Si el SIDA fue una transmisión del mono al hombre -o eso dicen oficialmente, mi escepticismo ha llegado a cotas impensables- el covid19 fue un contagio producido por el consumo de un tipo de lagarto. En esta ocasión existen documentos que hacen temblar los cimientos de la versión oficial, que apuntan a un experimento consistente en causar una pandemia que desconocemos si se les fue de las manos o les salió tal y como preveían. ¿Quiénes? Los que de facto tienen el poder económico y toman las decisiones. ¿Teoría conspiranoica? Seguramente, si la especie sobrevive para entonces, llegará un momento en el que se sabrá la verdad. Los beneficiados económicamente las multinacionales farmacéuticas -que siguen haciendo negocio con las pruebas de antígenos, reconocido por farmacéuticos y médicos que consideran que deberíamos dejar de usarlos. Hablo en genérico porque la democracia no me permite dar nombres sin poner en peligro la profesión y el futuro de esas personas-, y junto a estas la industria de las tecnologías y de aquellos negocios instalados en el uso de estas.
Dos pandemias muy diferentes, pero de las que más allá de su carácter de enfermedad y las consideraciones e investigaciones científicas, siempre se hace un uso deliberado por lobbies que intentan y consiguen dar rumbo al devenir.
Y para rematarnos, la pandemia más antigua y nunca erradicada: la guerra. Un enfrentamiento complejo, con historia, con dedos que mueven los hilos discretamente en pro de sus intereses, y por lo cual no puede enjuiciarse al responsable, porque no hay un único responsable, sino un conjunto de desaprensivos de todas partes que envían a los jóvenes a matarse, en lugar de que, los que auténticamente discrepan, busquen acuerdos que salven vidas humanas que es lo prioritario, siempre. Amenaza de guerra nuclear constante, crisis energética que vuelve a aparcar las medidas contra el cambio climático a corto plazo -aunque no sé si nos quedan muchos-, atrocidades y salvajadas entre personas que nada tienen unas en contra de las otras, más que lo que sus líderes les cuentan. Una gran catástrofe humanitaria como, o parecidas, a las que se dan en países pobres donde las guerras por la supervivencia de unas etnias contra otras dejan un panorama desolador. En el fondo, son las mismas guerras a otra escala porque no disponen del armamento de los países más ricos. Los cuales, por cierto, interfieren en esas guerras para aprovechar las circunstancias y dejar en deuda al vencedor para quedarse con su riqueza natural.

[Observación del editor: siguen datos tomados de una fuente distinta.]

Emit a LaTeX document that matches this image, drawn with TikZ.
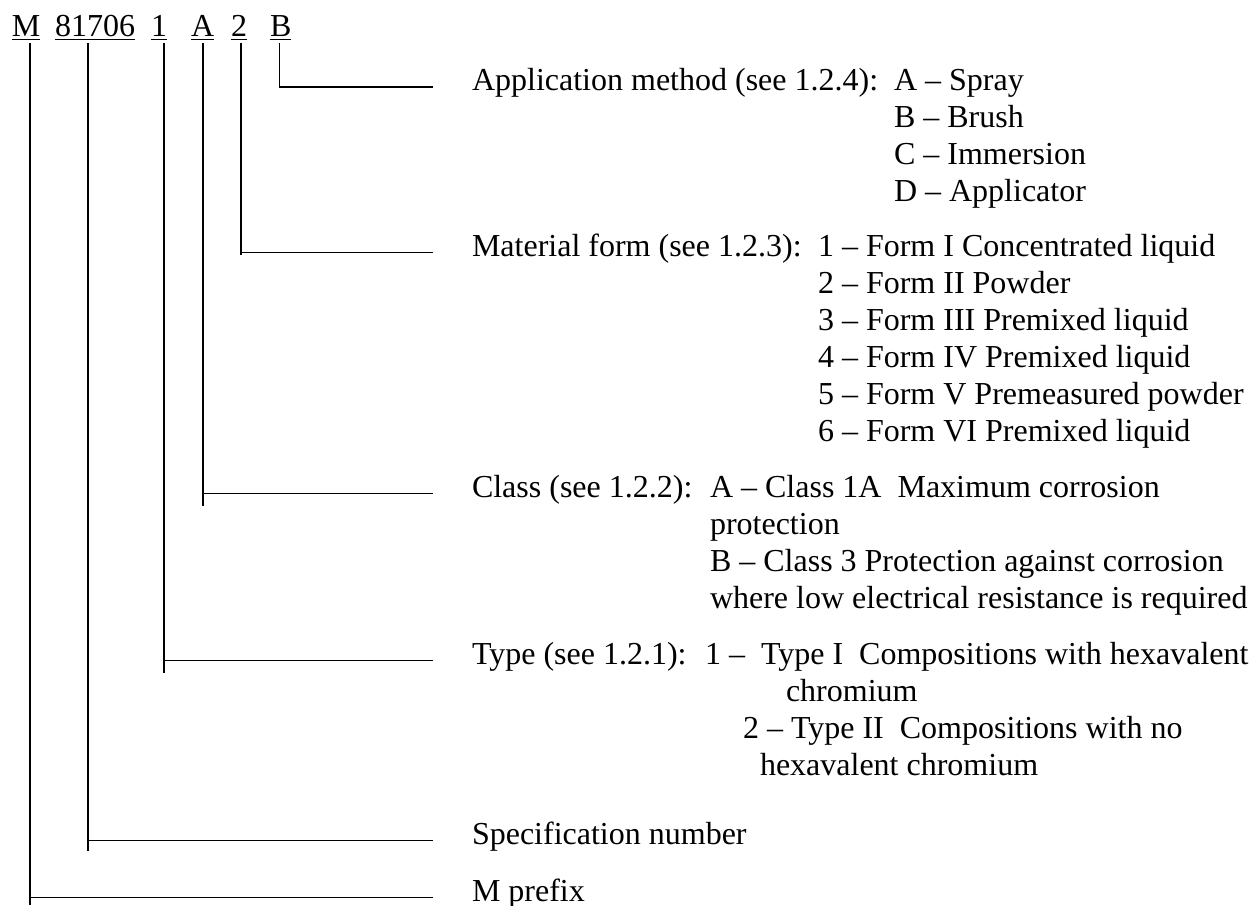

Como vemos, una pandemia no es nunca única y principalmente un problema sanitario, sino que detrás de ella como motor o ideólogo siempre hay quienes se ocupan de lo que debería ser accesorio o inexistente en cualquier pandemia: todo aquello que no tenga que ver estrictamente con cuestiones sanitarias.

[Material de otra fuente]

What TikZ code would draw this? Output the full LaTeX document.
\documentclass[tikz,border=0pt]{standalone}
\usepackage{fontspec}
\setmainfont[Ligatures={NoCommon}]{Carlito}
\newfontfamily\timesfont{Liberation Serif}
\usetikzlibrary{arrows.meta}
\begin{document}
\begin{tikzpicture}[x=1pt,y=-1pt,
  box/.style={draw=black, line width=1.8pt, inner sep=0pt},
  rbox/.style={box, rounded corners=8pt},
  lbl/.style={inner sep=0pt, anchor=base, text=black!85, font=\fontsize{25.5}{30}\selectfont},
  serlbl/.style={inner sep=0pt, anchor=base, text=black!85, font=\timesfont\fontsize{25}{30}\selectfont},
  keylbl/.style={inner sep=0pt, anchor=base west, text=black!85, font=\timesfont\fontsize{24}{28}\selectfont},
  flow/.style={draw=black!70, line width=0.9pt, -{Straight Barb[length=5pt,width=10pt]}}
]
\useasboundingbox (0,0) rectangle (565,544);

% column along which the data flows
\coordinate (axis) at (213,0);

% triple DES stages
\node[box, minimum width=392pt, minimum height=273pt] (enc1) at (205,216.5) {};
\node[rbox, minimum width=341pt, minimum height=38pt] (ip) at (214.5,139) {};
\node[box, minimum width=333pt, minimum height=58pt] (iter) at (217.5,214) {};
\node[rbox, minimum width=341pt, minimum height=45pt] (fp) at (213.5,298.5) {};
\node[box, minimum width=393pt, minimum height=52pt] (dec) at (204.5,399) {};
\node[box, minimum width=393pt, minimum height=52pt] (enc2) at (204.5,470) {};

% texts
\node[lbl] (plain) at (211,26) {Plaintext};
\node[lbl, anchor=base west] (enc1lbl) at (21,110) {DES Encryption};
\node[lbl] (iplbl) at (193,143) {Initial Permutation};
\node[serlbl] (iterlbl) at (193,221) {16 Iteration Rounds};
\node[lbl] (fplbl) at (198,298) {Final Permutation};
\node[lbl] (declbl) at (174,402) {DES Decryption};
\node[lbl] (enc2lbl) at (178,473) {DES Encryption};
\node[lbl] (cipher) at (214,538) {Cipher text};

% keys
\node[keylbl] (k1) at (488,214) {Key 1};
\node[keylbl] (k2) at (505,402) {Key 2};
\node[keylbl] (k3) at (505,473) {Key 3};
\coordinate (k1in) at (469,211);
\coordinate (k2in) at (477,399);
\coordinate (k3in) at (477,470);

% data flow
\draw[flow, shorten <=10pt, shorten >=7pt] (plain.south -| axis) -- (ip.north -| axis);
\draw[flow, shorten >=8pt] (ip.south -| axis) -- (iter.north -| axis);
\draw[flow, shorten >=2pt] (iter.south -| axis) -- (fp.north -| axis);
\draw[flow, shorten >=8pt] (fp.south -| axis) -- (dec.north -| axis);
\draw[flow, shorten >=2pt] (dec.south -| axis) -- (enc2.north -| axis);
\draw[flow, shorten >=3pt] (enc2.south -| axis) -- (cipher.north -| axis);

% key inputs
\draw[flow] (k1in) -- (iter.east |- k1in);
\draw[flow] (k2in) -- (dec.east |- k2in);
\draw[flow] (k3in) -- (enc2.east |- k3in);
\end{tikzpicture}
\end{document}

En Catalunya ha servido, por ejemplo, la pandemia por el covid19 para desmantelar la sanidad pública y dejarla en un estado deplorable: los sanitarios, médicos y enfermeras, están sometidos a una presión inhumana condicionando su puesto y su sueldo a las pruebas diagnósticas que les dejan hacer o no, a los medicamentos que recetan o no, …una auténtica vergüenza que está provocando que los sanitarios se vayan al extranjero, y que nos hallemos ante una falta inconcebible de profesionales.

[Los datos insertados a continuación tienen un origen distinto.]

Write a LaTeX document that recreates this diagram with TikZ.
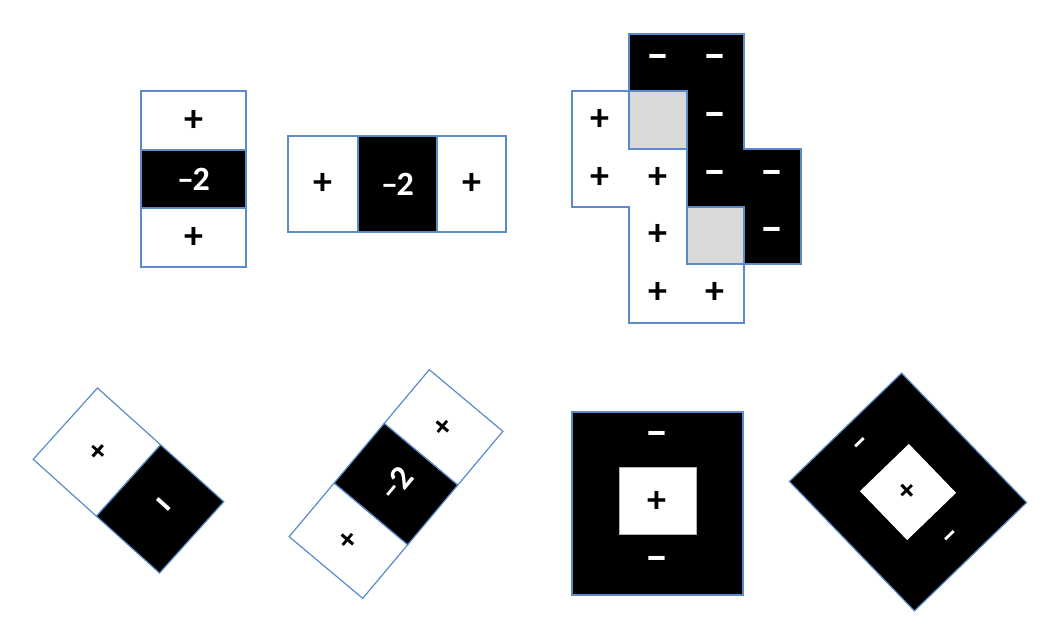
\documentclass[tikz,border=0pt]{standalone}
\usepackage{fontspec}
\setmainfont{Carlito}
\definecolor{rimblue}{RGB}{91,139,201}
\definecolor{cellgray}{RGB}{217,217,217}
\newcommand\bigsign{\fontsize{38}{38}\selectfont\bfseries}
\newcommand\dashsign{\fontsize{46}{46}\selectfont\bfseries}
\newcommand\midsign{\fontsize{34}{34}\selectfont\bfseries}
\newcommand\smallsign{\fontsize{32}{32}\selectfont\bfseries}

\begin{document}
\begin{tikzpicture}[x=1pt, y=-1pt,
    rim/.style={draw=rimblue, line width=1.8pt},
    thinrim/.style={draw=rimblue, line width=1.2pt},
    wcell/.style={rim, fill=white, inner sep=0pt, font=\bigsign},
    bcell/.style={rim, fill=black, inner sep=0pt, text=white, font=\midsign},
    possign/.style={font=\bigsign, inner sep=0pt},
    negsign/.style={font=\dashsign, text=white, inner sep=0pt}]
    \useasboundingbox[fill=white] (0,0) rectangle (1061,639);

    % vertical strip
    \node[wcell, minimum width=105pt, minimum height=59pt] (vtop) at (193.5,120.5) {+};
    \node[bcell, minimum width=105pt, minimum height=58pt] (vmid) at (193.5,179) {–\kern-0.04em2};
    \node[wcell, minimum width=105pt, minimum height=59pt] (vbot) at (193.5,237.5) {+};

    % horizontal strip
    \node[wcell, minimum width=70pt, minimum height=96pt] (hleft) at (323,184) {+};
    \node[bcell, minimum width=79pt, minimum height=96pt] (hmid) at (397.5,184) {–\kern-0.04em2};
    \node[wcell, minimum width=69pt, minimum height=96pt] (hright) at (471.5,184) {+};

    % staircase
    \draw[rim, fill=black] (629,34) -- (744,34) -- (744,149) -- (801,149) -- (801,264)
        -- (744,264) -- (744,207) -- (687,207) -- (687,91) -- (629,91) -- cycle;
    \draw[rim, fill=cellgray] (629,91) rectangle (687,149);
    \draw[rim, fill=cellgray] (687,207) rectangle (744,264);
    \draw[rim] (572,91) -- (629,91) -- (629,149) -- (687,149) -- (687,264) -- (744,264)
        -- (744,323) -- (629,323) -- (629,207) -- (572,207) -- cycle;
    \node[negsign] (sm1) at (658,62) {–};
    \node[negsign] (sm2) at (715,62) {–};
    \node[negsign] (sm3) at (715,120) {–};
    \node[negsign] (sm4) at (715,178) {–};
    \node[negsign] (sm5) at (772,178) {–};
    \node[negsign] (sm6) at (772,235) {–};
    \node[possign] (sp1) at (600,120) {+};
    \node[possign] (sp2) at (600,178) {+};
    \node[possign] (sp3) at (658,178) {+};
    \node[possign] (sp4) at (658,235) {+};
    \node[possign] (sp5) at (658,293) {+};
    \node[possign] (sp6) at (715,293) {+};

    % tilted pair
    \begin{scope}[shift={(128.5,480.5)}, rotate=-42]
        \draw[thinrim, fill=white] (-85,-48) rectangle (0,48);
        \draw[thinrim, fill=black] (0,-48) rectangle (85,48);
        \node[font=\smallsign, inner sep=0pt, rotate=-42] (tp) at (-42.5,0) {+};
        \node[font=\dashsign, inner sep=0pt, text=white, rotate=-42] (tm) at (42.5,0) {–};
    \end{scope}

    % tilted strip
    \begin{scope}[shift={(396,484)}, rotate=50]
        \draw[thinrim, fill=white] (-109,-48) rectangle (-39,48);
        \draw[thinrim, fill=black] (-39,-48) rectangle (39,48);
        \draw[thinrim, fill=white] (39,-48) rectangle (109,48);
        \node[font=\smallsign, inner sep=0pt, rotate=50] (rp1) at (-74,0) {+};
        \node[font=\midsign, inner sep=0pt, text=white, rotate=50] (rm) at (0,0) {–\kern-0.04em2};
        \node[font=\smallsign, inner sep=0pt, rotate=50] (rp2) at (74,0) {+};
    \end{scope}

    % ring
    \draw[rim, fill=black] (572,412) rectangle (743,595);
    \draw[draw=gray!60, line width=0.6pt, fill=white] (619,467) rectangle (696,534);
    \node[negsign] (qm1) at (657,439) {–};
    \node[possign] (qp) at (657,502) {+};
    \node[negsign] (qm2) at (657,564) {–};

    % tilted ring
    \begin{scope}[shift={(908,492)}, rotate=44]
        \draw[thinrim, fill=black] (-78,-90) rectangle (78,90);
        \fill[white] (-34,-34) rectangle (34,34);
        \node[font=\midsign, inner sep=0pt, text=white, rotate=44] (dm1) at (0,-65) {–};
        \node[font=\smallsign, inner sep=0pt, rotate=44] (dp) at (0,0) {+};
        \node[font=\midsign, inner sep=0pt, text=white, rotate=44] (dm2) at (0,65) {–};
    \end{scope}
\end{tikzpicture}
\end{document}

Podría continuar muchas páginas, porque una cuestión nos lleva a otra. No obstante, mi escrito tenía inicialmente la voluntad de recordar a las víctimas de SIDA, y deseo hacerlo extensivo a las del aceite de colza, a las del Covid19 y a las víctimas de todas las guerras, porque seguramente hurgando hallaríamos patrones comunes que subrepticiamente encadenan las tragedias, porque los muy poderosos sacan una gran tajada.